Saved data entries:
=-=-=-=-=

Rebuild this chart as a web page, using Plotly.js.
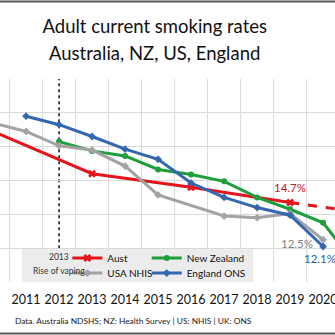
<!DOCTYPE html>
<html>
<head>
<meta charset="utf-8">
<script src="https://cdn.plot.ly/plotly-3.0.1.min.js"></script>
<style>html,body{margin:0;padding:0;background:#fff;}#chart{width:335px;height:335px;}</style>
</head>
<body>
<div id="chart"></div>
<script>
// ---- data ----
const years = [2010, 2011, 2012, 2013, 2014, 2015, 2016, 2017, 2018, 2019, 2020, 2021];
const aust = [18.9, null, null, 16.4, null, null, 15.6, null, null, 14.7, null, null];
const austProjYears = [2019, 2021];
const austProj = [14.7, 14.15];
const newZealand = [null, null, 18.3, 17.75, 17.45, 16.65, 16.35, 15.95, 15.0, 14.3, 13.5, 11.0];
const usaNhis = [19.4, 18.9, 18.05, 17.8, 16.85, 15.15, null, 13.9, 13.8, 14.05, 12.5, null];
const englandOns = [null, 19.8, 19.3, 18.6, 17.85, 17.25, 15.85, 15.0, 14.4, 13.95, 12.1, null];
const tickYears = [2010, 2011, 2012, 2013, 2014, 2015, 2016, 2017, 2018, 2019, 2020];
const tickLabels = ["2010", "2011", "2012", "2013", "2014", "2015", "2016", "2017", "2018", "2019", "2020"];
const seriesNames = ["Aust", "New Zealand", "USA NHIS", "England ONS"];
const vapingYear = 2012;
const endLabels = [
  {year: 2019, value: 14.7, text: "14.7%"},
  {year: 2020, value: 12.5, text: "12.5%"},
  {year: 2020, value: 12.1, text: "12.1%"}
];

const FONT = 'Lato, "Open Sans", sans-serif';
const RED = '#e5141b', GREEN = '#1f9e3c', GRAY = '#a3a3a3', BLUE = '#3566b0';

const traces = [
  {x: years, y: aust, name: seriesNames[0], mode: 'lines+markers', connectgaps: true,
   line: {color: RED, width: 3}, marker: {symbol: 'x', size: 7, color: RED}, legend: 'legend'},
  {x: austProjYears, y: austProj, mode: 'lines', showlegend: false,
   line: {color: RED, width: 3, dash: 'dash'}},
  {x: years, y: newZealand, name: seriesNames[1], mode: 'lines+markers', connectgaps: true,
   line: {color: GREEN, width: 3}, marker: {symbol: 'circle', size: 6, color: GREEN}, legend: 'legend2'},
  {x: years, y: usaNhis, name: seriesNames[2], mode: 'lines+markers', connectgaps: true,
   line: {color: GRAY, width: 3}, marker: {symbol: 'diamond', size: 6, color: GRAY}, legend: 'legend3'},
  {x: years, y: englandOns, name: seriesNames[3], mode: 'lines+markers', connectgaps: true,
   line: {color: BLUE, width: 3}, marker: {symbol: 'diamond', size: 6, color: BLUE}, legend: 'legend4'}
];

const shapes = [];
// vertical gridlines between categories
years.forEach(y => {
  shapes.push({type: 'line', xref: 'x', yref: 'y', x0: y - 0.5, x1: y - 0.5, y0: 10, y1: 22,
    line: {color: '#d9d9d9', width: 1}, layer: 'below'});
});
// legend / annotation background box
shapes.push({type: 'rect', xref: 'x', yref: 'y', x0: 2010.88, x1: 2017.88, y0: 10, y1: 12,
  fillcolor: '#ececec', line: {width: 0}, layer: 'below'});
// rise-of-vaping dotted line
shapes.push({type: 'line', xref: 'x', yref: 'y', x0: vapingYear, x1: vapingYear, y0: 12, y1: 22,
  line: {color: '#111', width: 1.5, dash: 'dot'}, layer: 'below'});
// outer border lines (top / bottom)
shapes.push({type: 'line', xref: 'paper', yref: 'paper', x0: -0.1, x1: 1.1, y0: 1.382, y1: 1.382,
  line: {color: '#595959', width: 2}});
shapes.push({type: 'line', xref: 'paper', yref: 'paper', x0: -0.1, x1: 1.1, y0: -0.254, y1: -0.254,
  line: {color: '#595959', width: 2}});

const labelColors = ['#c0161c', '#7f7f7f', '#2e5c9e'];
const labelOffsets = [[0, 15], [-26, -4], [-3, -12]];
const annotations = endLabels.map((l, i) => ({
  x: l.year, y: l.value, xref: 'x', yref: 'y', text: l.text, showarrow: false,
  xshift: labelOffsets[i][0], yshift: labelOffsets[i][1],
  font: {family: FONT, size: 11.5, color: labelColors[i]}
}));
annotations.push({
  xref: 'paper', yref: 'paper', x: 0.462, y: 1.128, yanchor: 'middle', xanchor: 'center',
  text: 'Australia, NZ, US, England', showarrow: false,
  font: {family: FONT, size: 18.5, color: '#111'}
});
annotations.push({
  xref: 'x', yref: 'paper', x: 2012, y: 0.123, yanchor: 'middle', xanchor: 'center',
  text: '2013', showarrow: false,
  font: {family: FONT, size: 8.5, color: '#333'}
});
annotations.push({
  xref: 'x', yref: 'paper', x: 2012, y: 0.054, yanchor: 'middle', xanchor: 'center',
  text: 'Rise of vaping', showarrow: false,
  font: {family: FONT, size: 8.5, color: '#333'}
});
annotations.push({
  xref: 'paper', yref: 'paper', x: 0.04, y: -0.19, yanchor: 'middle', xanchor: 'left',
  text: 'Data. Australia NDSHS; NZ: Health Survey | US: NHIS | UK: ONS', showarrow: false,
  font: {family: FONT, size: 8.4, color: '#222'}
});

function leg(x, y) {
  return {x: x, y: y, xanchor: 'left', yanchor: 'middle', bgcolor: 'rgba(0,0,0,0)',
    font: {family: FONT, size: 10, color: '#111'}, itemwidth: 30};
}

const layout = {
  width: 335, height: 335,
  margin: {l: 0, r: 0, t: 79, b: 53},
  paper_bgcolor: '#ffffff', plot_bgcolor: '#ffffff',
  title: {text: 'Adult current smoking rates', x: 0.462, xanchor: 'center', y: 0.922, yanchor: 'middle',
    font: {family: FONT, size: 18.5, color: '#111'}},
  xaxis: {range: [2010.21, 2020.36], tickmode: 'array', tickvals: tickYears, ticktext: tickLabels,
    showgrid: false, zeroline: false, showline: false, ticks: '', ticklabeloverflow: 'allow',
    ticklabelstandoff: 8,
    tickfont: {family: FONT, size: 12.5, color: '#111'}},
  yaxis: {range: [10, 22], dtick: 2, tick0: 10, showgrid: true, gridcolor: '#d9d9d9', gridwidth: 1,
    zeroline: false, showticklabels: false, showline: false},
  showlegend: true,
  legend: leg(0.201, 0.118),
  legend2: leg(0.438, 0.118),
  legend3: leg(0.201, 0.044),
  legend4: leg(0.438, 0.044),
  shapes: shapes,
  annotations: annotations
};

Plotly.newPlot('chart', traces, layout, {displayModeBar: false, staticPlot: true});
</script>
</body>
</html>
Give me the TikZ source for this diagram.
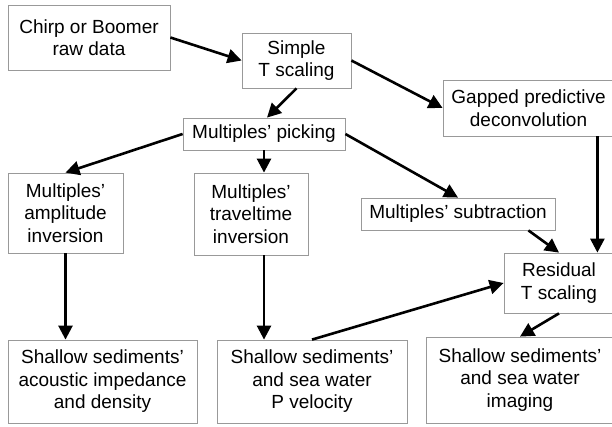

=-=-=-=-=

Exercise prompt: Set down every entry word for word, but omit the pictures.

Expected answer:
Rebuild this chart as a web page, using Plotly.js.
<!DOCTYPE html>
<html>
<head>
<meta charset="utf-8">
<script src="https://cdn.plot.ly/plotly-3.0.1.min.js"></script>
<style>html,body{margin:0;padding:0;background:#fff;}#chart{width:335px;height:335px;}</style>
</head>
<body>
<div id="chart"></div>
<script>
// ---- data ----
const years = [2010, 2011, 2012, 2013, 2014, 2015, 2016, 2017, 2018, 2019, 2020, 2021];
const aust = [18.9, null, null, 16.4, null, null, 15.6, null, null, 14.7, null, null];
const austProjYears = [2019, 2021];
const austProj = [14.7, 14.15];
const newZealand = [null, null, 18.3, 17.75, 17.45, 16.65, 16.35, 15.95, 15.0, 14.3, 13.5, 11.0];
const usaNhis = [19.4, 18.9, 18.05, 17.8, 16.85, 15.15, null, 13.9, 13.8, 14.05, 12.5, null];
const englandOns = [null, 19.8, 19.3, 18.6, 17.85, 17.25, 15.85, 15.0, 14.4, 13.95, 12.1, null];
const tickYears = [2010, 2011, 2012, 2013, 2014, 2015, 2016, 2017, 2018, 2019, 2020];
const tickLabels = ["2010", "2011", "2012", "2013", "2014", "2015", "2016", "2017", "2018", "2019", "2020"];
const seriesNames = ["Aust", "New Zealand", "USA NHIS", "England ONS"];
const vapingYear = 2012;
const endLabels = [
  {year: 2019, value: 14.7, text: "14.7%"},
  {year: 2020, value: 12.5, text: "12.5%"},
  {year: 2020, value: 12.1, text: "12.1%"}
];

const FONT = 'Lato, "Open Sans", sans-serif';
const RED = '#e5141b', GREEN = '#1f9e3c', GRAY = '#a3a3a3', BLUE = '#3566b0';

const traces = [
  {x: years, y: aust, name: seriesNames[0], mode: 'lines+markers', connectgaps: true,
   line: {color: RED, width: 3}, marker: {symbol: 'x', size: 7, color: RED}, legend: 'legend'},
  {x: austProjYears, y: austProj, mode: 'lines', showlegend: false,
   line: {color: RED, width: 3, dash: 'dash'}},
  {x: years, y: newZealand, name: seriesNames[1], mode: 'lines+markers', connectgaps: true,
   line: {color: GREEN, width: 3}, marker: {symbol: 'circle', size: 6, color: GREEN}, legend: 'legend2'},
  {x: years, y: usaNhis, name: seriesNames[2], mode: 'lines+markers', connectgaps: true,
   line: {color: GRAY, width: 3}, marker: {symbol: 'diamond', size: 6, color: GRAY}, legend: 'legend3'},
  {x: years, y: englandOns, name: seriesNames[3], mode: 'lines+markers', connectgaps: true,
   line: {color: BLUE, width: 3}, marker: {symbol: 'diamond', size: 6, color: BLUE}, legend: 'legend4'}
];

const shapes = [];
// vertical gridlines between categories
years.forEach(y => {
  shapes.push({type: 'line', xref: 'x', yref: 'y', x0: y - 0.5, x1: y - 0.5, y0: 10, y1: 22,
    line: {color: '#d9d9d9', width: 1}, layer: 'below'});
});
// legend / annotation background box
shapes.push({type: 'rect', xref: 'x', yref: 'y', x0: 2010.88, x1: 2017.88, y0: 10, y1: 12,
  fillcolor: '#ececec', line: {width: 0}, layer: 'below'});
// rise-of-vaping dotted line
shapes.push({type: 'line', xref: 'x', yref: 'y', x0: vapingYear, x1: vapingYear, y0: 12, y1: 22,
  line: {color: '#111', width: 1.5, dash: 'dot'}, layer: 'below'});
// outer border lines (top / bottom)
shapes.push({type: 'line', xref: 'paper', yref: 'paper', x0: -0.1, x1: 1.1, y0: 1.382, y1: 1.382,
  line: {color: '#595959', width: 2}});
shapes.push({type: 'line', xref: 'paper', yref: 'paper', x0: -0.1, x1: 1.1, y0: -0.254, y1: -0.254,
  line: {color: '#595959', width: 2}});

const labelColors = ['#c0161c', '#7f7f7f', '#2e5c9e'];
const labelOffsets = [[0, 15], [-26, -4], [-3, -12]];
const annotations = endLabels.map((l, i) => ({
  x: l.year, y: l.value, xref: 'x', yref: 'y', text: l.text, showarrow: false,
  xshift: labelOffsets[i][0], yshift: labelOffsets[i][1],
  font: {family: FONT, size: 11.5, color: labelColors[i]}
}));
annotations.push({
  xref: 'paper', yref: 'paper', x: 0.462, y: 1.128, yanchor: 'middle', xanchor: 'center',
  text: 'Australia, NZ, US, England', showarrow: false,
  font: {family: FONT, size: 18.5, color: '#111'}
});
annotations.push({
  xref: 'x', yref: 'paper', x: 2012, y: 0.123, yanchor: 'middle', xanchor: 'center',
  text: '2013', showarrow: false,
  font: {family: FONT, size: 8.5, color: '#333'}
});
annotations.push({
  xref: 'x', yref: 'paper', x: 2012, y: 0.054, yanchor: 'middle', xanchor: 'center',
  text: 'Rise of vaping', showarrow: false,
  font: {family: FONT, size: 8.5, color: '#333'}
});
annotations.push({
  xref: 'paper', yref: 'paper', x: 0.04, y: -0.19, yanchor: 'middle', xanchor: 'left',
  text: 'Data. Australia NDSHS; NZ: Health Survey | US: NHIS | UK: ONS', showarrow: false,
  font: {family: FONT, size: 8.4, color: '#222'}
});

function leg(x, y) {
  return {x: x, y: y, xanchor: 'left', yanchor: 'middle', bgcolor: 'rgba(0,0,0,0)',
    font: {family: FONT, size: 10, color: '#111'}, itemwidth: 30};
}

const layout = {
  width: 335, height: 335,
  margin: {l: 0, r: 0, t: 79, b: 53},
  paper_bgcolor: '#ffffff', plot_bgcolor: '#ffffff',
  title: {text: 'Adult current smoking rates', x: 0.462, xanchor: 'center', y: 0.922, yanchor: 'middle',
    font: {family: FONT, size: 18.5, color: '#111'}},
  xaxis: {range: [2010.21, 2020.36], tickmode: 'array', tickvals: tickYears, ticktext: tickLabels,
    showgrid: false, zeroline: false, showline: false, ticks: '', ticklabeloverflow: 'allow',
    ticklabelstandoff: 8,
    tickfont: {family: FONT, size: 12.5, color: '#111'}},
  yaxis: {range: [10, 22], dtick: 2, tick0: 10, showgrid: true, gridcolor: '#d9d9d9', gridwidth: 1,
    zeroline: false, showticklabels: false, showline: false},
  showlegend: true,
  legend: leg(0.201, 0.118),
  legend2: leg(0.438, 0.118),
  legend3: leg(0.201, 0.044),
  legend4: leg(0.438, 0.044),
  shapes: shapes,
  annotations: annotations
};

Plotly.newPlot('chart', traces, layout, {displayModeBar: false, staticPlot: true});
</script>
</body>
</html>
Give me the TikZ source for this diagram.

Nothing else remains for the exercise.